### EXERCISE PROMPT:
Give the listing again character for character, but drop the images.
== DATA SHOWN ==
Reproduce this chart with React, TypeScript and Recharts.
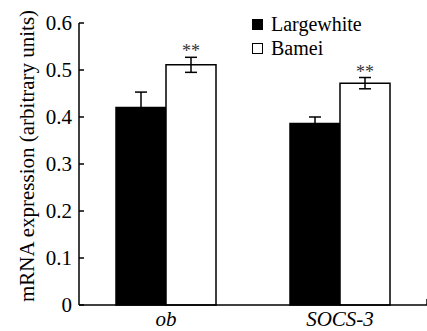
import React from "react";
import {
  BarChart,
  Bar,
  XAxis,
  YAxis,
  ErrorBar,
  LabelList,
  Legend,
  ReferenceLine,
} from "recharts";

const categories = ["ob", "SOCS-3"];
const seriesNames = ["Largewhite", "Bamei"];
const largewhite = [0.42, 0.386];
const largewhiteErr = [0.033, 0.014];
const bamei = [0.511, 0.472];
const bameiErr = [0.016, 0.012];
const significance = ["**", "**"];
const yTicks = [0, 0.1, 0.2, 0.3, 0.4, 0.5, 0.6];

const FONT = "Liberation Serif";

const data = categories.map((name, i) => ({
  name,
  largewhite: largewhite[i],
  largewhiteErr: largewhiteErr[i],
  bamei: bamei[i],
  bameiErr: bameiErr[i],
}));

interface LegendEntry {
  value: string;
  color: string;
}

function ChartLegend({ payload }: { payload?: LegendEntry[] }) {
  if (!payload) return null;
  const items = [...payload].sort(
    (a, b) => seriesNames.indexOf(a.value) - seriesNames.indexOf(b.value)
  );
  return (
    <div style={{ fontFamily: FONT, fontSize: 20, lineHeight: "24px", color: "#000" }}>
      {items.map((entry) => (
        <div key={entry.value} style={{ display: "flex", alignItems: "center" }}>
          <span
            style={{
              display: "inline-block",
              width: 9,
              height: 9,
              background: entry.color,
              border: "1px solid #000",
              marginRight: 8,
            }}
          />
          <span style={{ fontFamily: FONT }}>{entry.value}</span>
        </div>
      ))}
    </div>
  );
}

function YTick(props: any) {
  const { x, y, payload } = props;
  const v = payload.value as number;
  return (
    <text x={x} y={y} dy="0.355em" textAnchor="end" style={{ fontFamily: FONT }} fontSize={21} fill="#000">
      {v === 0 ? "0" : v.toFixed(1)}
    </text>
  );
}

function XTick(props: any) {
  const { x, y, payload } = props;
  return (
    <text
      x={x}
      y={y}
      dy="0.71em"
      textAnchor="middle"
      style={{ fontFamily: FONT, fontStyle: "italic" }}
      fontSize={21}
      fill="#000"
    >
      {payload.value}
    </text>
  );
}

function SignificanceLabel(props: any) {
  const { x, y, width, height, index } = props;
  const errPx = (height * bameiErr[index]) / bamei[index];
  return (
    <text
      x={x + width / 2}
      y={y - errPx}
      textAnchor="middle"
      style={{ fontFamily: FONT }}
      fontSize={18}
      fill="#333"
    >
      {significance[index]}
    </text>
  );
}

function YLabel(props: any) {
  const { viewBox } = props;
  const cx = 34;
  const cy = viewBox.y + viewBox.height / 2 - 8;
  return (
    <text
      x={cx}
      y={cy}
      transform={`rotate(-90, ${cx}, ${cy})`}
      textAnchor="middle"
      style={{ fontFamily: FONT }}
      fontSize={21}
      fill="#000"
    >
      mRNA expression (arbitrary units)
    </text>
  );
}

export default function App() {
  return (
    <div style={{ position: "absolute", left: 0, top: 0, background: "#fff" }}>
      <BarChart
        width={427}
        height={331}
        data={data}
        margin={{ top: 23, right: 0, left: 0, bottom: 0 }}
        barGap={0}
        barSize={50}
      >
        <XAxis
          dataKey="name"
          height={26}
          axisLine={{ stroke: "#000", strokeWidth: 1.5 }}
          tickLine={false}
          tickMargin={0}
          tick={<XTick />}
        />
        <XAxis xAxisId="n" type="number" domain={[0, 2]} allowDataOverflow hide />
        <YAxis
          width={79}
          domain={[0, 0.6]}
          ticks={yTicks}
          interval={0}
          axisLine={{ stroke: "#000", strokeWidth: 1.5 }}
          tickLine={{ stroke: "#000", strokeWidth: 1.5 }}
          tickSize={-5}
          tickMargin={12}
          tick={<YTick />}
          label={YLabel}
        />
        <ReferenceLine
          xAxisId="n"
          segment={[
            { x: 1, y: 0 },
            { x: 1, y: 0.013 },
          ]}
          stroke="#000"
          strokeWidth={1.5}
        />
        <Legend
          layout="vertical"
          align="center"
          verticalAlign="middle"
          wrapperStyle={{ left: 252, top: 12, width: "auto", height: "auto" }}
          content={<ChartLegend />}
        />
        <Bar
          dataKey="largewhite"
          name="Largewhite"
          fill="#000"
          stroke="#000"
          strokeWidth={1.5}
          isAnimationActive={false}
        >
          <ErrorBar dataKey="largewhiteErr" width={6} stroke="#000" strokeWidth={1.5} />
        </Bar>
        <Bar
          dataKey="bamei"
          name="Bamei"
          fill="#fff"
          stroke="#000"
          strokeWidth={1.5}
          isAnimationActive={false}
        >
          <ErrorBar dataKey="bameiErr" width={6} stroke="#000" strokeWidth={1.5} />
          <LabelList dataKey="bamei" content={SignificanceLabel} />
        </Bar>
      </BarChart>
    </div>
  );
}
===
### RESPONSE:
Reproduce this chart with React, TypeScript and Recharts.
import React from "react";
import {
  BarChart,
  Bar,
  XAxis,
  YAxis,
  ErrorBar,
  LabelList,
  Legend,
  ReferenceLine,
} from "recharts";

const categories = ["ob", "SOCS-3"];
const seriesNames = ["Largewhite", "Bamei"];
const largewhite = [0.42, 0.386];
const largewhiteErr = [0.033, 0.014];
const bamei = [0.511, 0.472];
const bameiErr = [0.016, 0.012];
const significance = ["**", "**"];
const yTicks = [0, 0.1, 0.2, 0.3, 0.4, 0.5, 0.6];

const FONT = "Liberation Serif";

const data = categories.map((name, i) => ({
  name,
  largewhite: largewhite[i],
  largewhiteErr: largewhiteErr[i],
  bamei: bamei[i],
  bameiErr: bameiErr[i],
}));

interface LegendEntry {
  value: string;
  color: string;
}

function ChartLegend({ payload }: { payload?: LegendEntry[] }) {
  if (!payload) return null;
  const items = [...payload].sort(
    (a, b) => seriesNames.indexOf(a.value) - seriesNames.indexOf(b.value)
  );
  return (
    <div style={{ fontFamily: FONT, fontSize: 20, lineHeight: "24px", color: "#000" }}>
      {items.map((entry) => (
        <div key={entry.value} style={{ display: "flex", alignItems: "center" }}>
          <span
            style={{
              display: "inline-block",
              width: 9,
              height: 9,
              background: entry.color,
              border: "1px solid #000",
              marginRight: 8,
            }}
          />
          <span style={{ fontFamily: FONT }}>{entry.value}</span>
        </div>
      ))}
    </div>
  );
}

function YTick(props: any) {
  const { x, y, payload } = props;
  const v = payload.value as number;
  return (
    <text x={x} y={y} dy="0.355em" textAnchor="end" style={{ fontFamily: FONT }} fontSize={21} fill="#000">
      {v === 0 ? "0" : v.toFixed(1)}
    </text>
  );
}

function XTick(props: any) {
  const { x, y, payload } = props;
  return (
    <text
      x={x}
      y={y}
      dy="0.71em"
      textAnchor="middle"
      style={{ fontFamily: FONT, fontStyle: "italic" }}
      fontSize={21}
      fill="#000"
    >
      {payload.value}
    </text>
  );
}

function SignificanceLabel(props: any) {
  const { x, y, width, height, index } = props;
  const errPx = (height * bameiErr[index]) / bamei[index];
  return (
    <text
      x={x + width / 2}
      y={y - errPx}
      textAnchor="middle"
      style={{ fontFamily: FONT }}
      fontSize={18}
      fill="#333"
    >
      {significance[index]}
    </text>
  );
}

function YLabel(props: any) {
  const { viewBox } = props;
  const cx = 34;
  const cy = viewBox.y + viewBox.height / 2 - 8;
  return (
    <text
      x={cx}
      y={cy}
      transform={`rotate(-90, ${cx}, ${cy})`}
      textAnchor="middle"
      style={{ fontFamily: FONT }}
      fontSize={21}
      fill="#000"
    >
      mRNA expression (arbitrary units)
    </text>
  );
}

export default function App() {
  return (
    <div style={{ position: "absolute", left: 0, top: 0, background: "#fff" }}>
      <BarChart
        width={427}
        height={331}
        data={data}
        margin={{ top: 23, right: 0, left: 0, bottom: 0 }}
        barGap={0}
        barSize={50}
      >
        <XAxis
          dataKey="name"
          height={26}
          axisLine={{ stroke: "#000", strokeWidth: 1.5 }}
          tickLine={false}
          tickMargin={0}
          tick={<XTick />}
        />
        <XAxis xAxisId="n" type="number" domain={[0, 2]} allowDataOverflow hide />
        <YAxis
          width={79}
          domain={[0, 0.6]}
          ticks={yTicks}
          interval={0}
          axisLine={{ stroke: "#000", strokeWidth: 1.5 }}
          tickLine={{ stroke: "#000", strokeWidth: 1.5 }}
          tickSize={-5}
          tickMargin={12}
          tick={<YTick />}
          label={YLabel}
        />
        <ReferenceLine
          xAxisId="n"
          segment={[
            { x: 1, y: 0 },
            { x: 1, y: 0.013 },
          ]}
          stroke="#000"
          strokeWidth={1.5}
        />
        <Legend
          layout="vertical"
          align="center"
          verticalAlign="middle"
          wrapperStyle={{ left: 252, top: 12, width: "auto", height: "auto" }}
          content={<ChartLegend />}
        />
        <Bar
          dataKey="largewhite"
          name="Largewhite"
          fill="#000"
          stroke="#000"
          strokeWidth={1.5}
          isAnimationActive={false}
        >
          <ErrorBar dataKey="largewhiteErr" width={6} stroke="#000" strokeWidth={1.5} />
        </Bar>
        <Bar
          dataKey="bamei"
          name="Bamei"
          fill="#fff"
          stroke="#000"
          strokeWidth={1.5}
          isAnimationActive={false}
        >
          <ErrorBar dataKey="bameiErr" width={6} stroke="#000" strokeWidth={1.5} />
          <LabelList dataKey="bamei" content={SignificanceLabel} />
        </Bar>
      </BarChart>
    </div>
  );
}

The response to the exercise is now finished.